A new study published in the ‘British Journal of Cancer’ has evaluated the effectivity and cost-effectiveness of the use of molecular tests of cytology and/or biopsy samples to detect endometrial cancer in women with postmenopausal bleeding, in comparison with the current diagnostic standard and with a national health service perspective. The results obtained support the use of molecular tests for the diagnosis of endometrial cancer and highlight the potential benefits of this strategy in reducing the number of undetected cancer cases in early stages, as well as reducing the number of unnecessary hysterectomies (operation to remove uterus of a woman) and thus improve the well-being of patients.
Molecular tests are widely used in medicine for the diagnosis of genetic diseases, viral and bacterial infections, as well as for the detection and monitoring of certain types of cancer. They also play an important role in scientific research, personalized medicine, and molecular biology. These tests are often highly sensitive and specific, meaning that they can accurately and reliably detect the presence or absence of the target sequence in a sample, what makes them a valuable tool in the field of medical diagnosis and biomedical research.

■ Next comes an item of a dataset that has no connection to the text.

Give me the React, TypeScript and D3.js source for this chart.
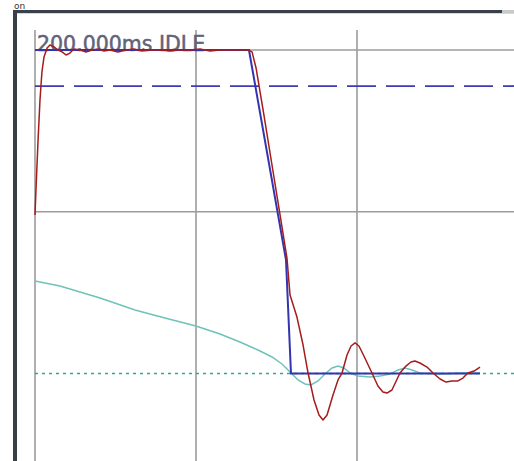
import React from "react";
import * as d3 from "d3";

// Time in ms, response in % of full scale
const timeTicks = [0, 100, 200, 300];
const levelTicks = [0, 100, 200];
const idleLabel = "200.000ms IDLE";
const limitLevel = 177.7;

const commandT = [0, 132.9, 155.9, 159.0, 276.4];
const commandV = [200, 200, 70.2, 0, 0];

const responseT = [0, 0.6, 1.9, 3.1, 4.3, 5.6, 7.5, 9.3, 11.8, 14.3, 16.8, 19.3, 21.7, 24.2, 28.0, 31.7, 35.4, 39.1, 42.9, 46.6, 51.6, 56.5, 61.5, 66.5, 71.4, 77.6, 83.9, 90.1, 96.3, 102.5, 108.7, 114.9, 121.1, 127.3, 132.3, 134.8, 137.3, 142.2, 147.2, 152.2, 156.5, 158.4, 162.7, 166.5, 169.6, 173.3, 176.4, 178.9, 181.4, 185.1, 188.2, 190.7, 193.8, 196.3, 198.8, 201.2, 204.3, 209.3, 213.0, 216.1, 218.6, 221.7, 226.7, 230.4, 233.5, 236.0, 239.1, 243.5, 247.2, 251.6, 255.3, 259.0, 262.7, 265.8, 268.9, 272.7, 276.4];
const responseV = [98.0, 113.4, 144.3, 169.1, 186.4, 195.7, 201.2, 203.1, 201.9, 200, 198.8, 196.9, 198.1, 200.6, 200, 198.8, 200, 200.6, 199.4, 200, 198.8, 200, 200.6, 199.4, 200, 200, 199.4, 200, 200, 200.6, 199.4, 200, 200, 200, 200, 198.8, 188.9, 159.8, 128.9, 98.0, 71.4, 48.5, 34.9, 17.6, 0.3, -16.4, -25.7, -28.7, -25.7, -13.3, -4.0, 0.3, 11.4, 17.0, 18.9, 17.0, 10.8, 0.3, -7.7, -11.4, -12.1, -10.2, 0.3, 4.6, 7.1, 7.7, 6.5, 4.0, 0.3, -3.4, -5.3, -4.6, -4.6, -2.8, 0.3, 1.5, 4.0];

const modelT = [0, 15.5, 40.4, 62.1, 80.7, 100, 114.9, 127.3, 138.5, 147.2, 153.4, 158.4, 163.4, 167.7, 171.4, 175.8, 180.1, 184.5, 188.2, 191.9, 195.7, 200.6, 208.1, 214.3, 220.5, 225.5, 229.8, 234.2, 239.1, 251.6, 264.0, 276.4];
const modelV = [57.2, 54.1, 46.7, 39.3, 34.3, 29.4, 24.4, 19.5, 14.5, 10.2, 5.9, 0.9, -4.0, -6.5, -7.1, -4.6, -0.3, 3.4, 4.6, 3.4, 0.3, -1.5, -2.2, -1.5, -0.3, 2.2, 3.4, 2.2, 0.3, -0.3, 0.3, 0.3];

const W = 514;
const H = 461;

export default function App() {
  const x = d3.scaleLinear().domain([0, 300]).range([35, 518]);
  const y = d3.scaleLinear().domain([0, 200]).range([373.5, 50]);
  const top = 30;

  const line = d3
    .line<[number, number]>()
    .x((d) => x(d[0]))
    .y((d) => y(d[1]));

  const zip = (t: number[], v: number[]) =>
    t.map((tt, i) => [tt, v[i]] as [number, number]);

  const gridColor = "#9c9c9c";

  return (
    <svg
      width={W}
      height={H}
      style={{ position: "absolute", left: 0, top: 0, background: "#fff" }}
    >
      <rect x={0} y={0} width={W} height={H} fill="#fff" />
      {/* window frame */}
      <text x={14} y={9} fontFamily="DejaVu Sans" fontSize={9} fill="#333">
        on
      </text>
      <rect x={13} y={10} width={489} height={3} fill="#3a4049" />
      <rect x={502} y={10} width={12} height={3} fill="#c9c9c9" />
      <rect x={17} y={13} width={497} height={1} fill="#d8d8d8" />
      <rect x={13} y={10} width={4} height={H - 10} fill="#3a4049" />

      {/* grid */}
      {timeTicks.map((t) => (
        <line
          key={"v" + t}
          x1={x(t)}
          x2={x(t)}
          y1={top}
          y2={H}
          stroke={gridColor}
          strokeWidth={1.6}
        />
      ))}
      {levelTicks
        .filter((v) => v > 0)
        .map((v) => (
          <line
            key={"h" + v}
            x1={x(0)}
            x2={W}
            y1={y(v)}
            y2={y(v)}
            stroke={gridColor}
            strokeWidth={1.6}
          />
        ))}

      {/* zero reference */}
      <line
        x1={x(0)}
        x2={W}
        y1={y(0)}
        y2={y(0)}
        stroke="#2aa898"
        strokeWidth={1.5}
        strokeDasharray="3,4"
      />
      {/* limit */}
      <line
        x1={x(0)}
        x2={W}
        y1={y(limitLevel)}
        y2={y(limitLevel)}
        stroke="#3c3cb4"
        strokeWidth={1.8}
        strokeDasharray="29,10"
      />

      <text
        x={37}
        y={51}
        fontFamily="DejaVu Sans"
        fontSize={20.5}
        fill="#62627a"
        stroke="#62627a"
        strokeWidth={0.5}
      >
        {idleLabel}
      </text>

      <path
        d={line(zip(modelT, modelV)) ?? ""}
        fill="none"
        stroke="#6fc2b9"
        strokeWidth={1.5}
      />
      <path
        d={line(zip(commandT, commandV)) ?? ""}
        fill="none"
        stroke="#3434b0"
        strokeWidth={2}
      />
      <path
        d={line(zip(responseT, responseV)) ?? ""}
        fill="none"
        stroke="#a51c1c"
        strokeWidth={1.5}
        strokeLinejoin="round"
      />
    </svg>
  );
}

The study has been led by the epidemiologists from the Catalan Institute of Oncology, the Bellvitge Biomedical Research Institute (IDIBELL) and CIBERESP, Paula Peremiquel, Mireia Diaz and Laura Costas, and has had the participation of researchers from the Cancer Epidemiology Research Program, the Medical Oncology Service and the Hereditary Cancer Program and with the collaboration of other institutions such as the Gynecology Service of the Bellvitge University Hospital, and the CIBERONC, among others.
New diagnostic approaches to avoid false negatives
The incidence of endometrial cancer is increasing due to several factors, such as metabolic syndrome, obesity or the aging of the population. In this context, ‘abnormal’ uterine bleeding is a common symptom of endometrial cancer that ends up affecting 90% of women with this type of tumor, but only 9% of women who present bleeding suffer from this disease. Therefore, all women with postmenopausal bleeding require additional evaluation to identify and treat this condition.
Currently, in order to diagnose endometrial cancer, physicians perform transvaginal ultrasound and endometrial biopsy sampling. However, this method has some limitations, such as the biopsy failure rate and the possibility of obtaining ‘false negatives’ due to blind sampling of the uterus. For this reason, to address these limitations, new diagnostic approaches are being developed that use genomics, epigenomics, and proteomics in endometrial and cervico-vaginal samples to detect endometrial cancer early.
These new techniques benefit from the anatomical continuity of the uterine cavity with the cervix and have high sensitivity and specificity, offering a promising new horizon. For the corresponding author of this study, an expert in disease modeling and health economic analysis from ICO and IDIBELL, and CIBERESP, Mireia Diaz, “the implementation of new diagnostic methods is usually associated with a higher cost, so it is essential to compare the relative costs and health effects of different strategies to determine which ones are more efficient.”
A more effective test that can avoid unnecessary hysterectomies
The results suggest that the molecular approach is more effective, as molecular testing has the potential to decrease the number of undetected endometrial cancer cases by 65%, which may lead to earlier detection and better outcomes for patients. The study has also shown that molecular tests have the potential to reduce the number of hysterectomies by an average of 21% in women without endometrial cancer but who have bleeding from other causes, especially in advanced ages. Finally, the strategy that includes molecular markers has proven to be more cost-effective than the current strategy if the cost of the test is less than or equal to 310 euros.
“The results of this study support the use of molecular tests for the diagnosis of endometrial cancer in women with postmenopausal bleeding and highlight the potential benefits of this strategy in terms of decreasing the number of undetected cases as well as to reduce the number of unnecessary hysterectomies, and therefore improvements in quality and patient outcomes,” explains the first author of the article, Paula Peremiquel, and adds, “our findings provide valuable information since they allow the modification of diagnostic algorithms and make them more effective and efficient for the diagnosis of endometrial cancer.”
The Bellvitge Biomedical Research Institute (IDIBELL) is a biomedical research center created in 2004. It is participated by the Bellvitge University Hospital and the Viladecans Hospital of the Catalan Institute of Health, the Catalan Institute of Oncology, the University of Barcelona and the City Council of L’Hospitalet de Llobregat.
IDIBELL is a member of the Campus of International Excellence of the University of Barcelona HUBc and is part of the CERCA institution of the Generalitat de Catalunya. In 2009 it became one of the first five Spanish research centers accredited as a health research institute by the Carlos III Health Institute. In addition, it is part of the “HR Excellence in Research” program of the European Union and is a member of EATRIS and REGIC. Since 2018, IDIBELL has been an Accredited Center of the AECC Scientific Foundation (FCAECC).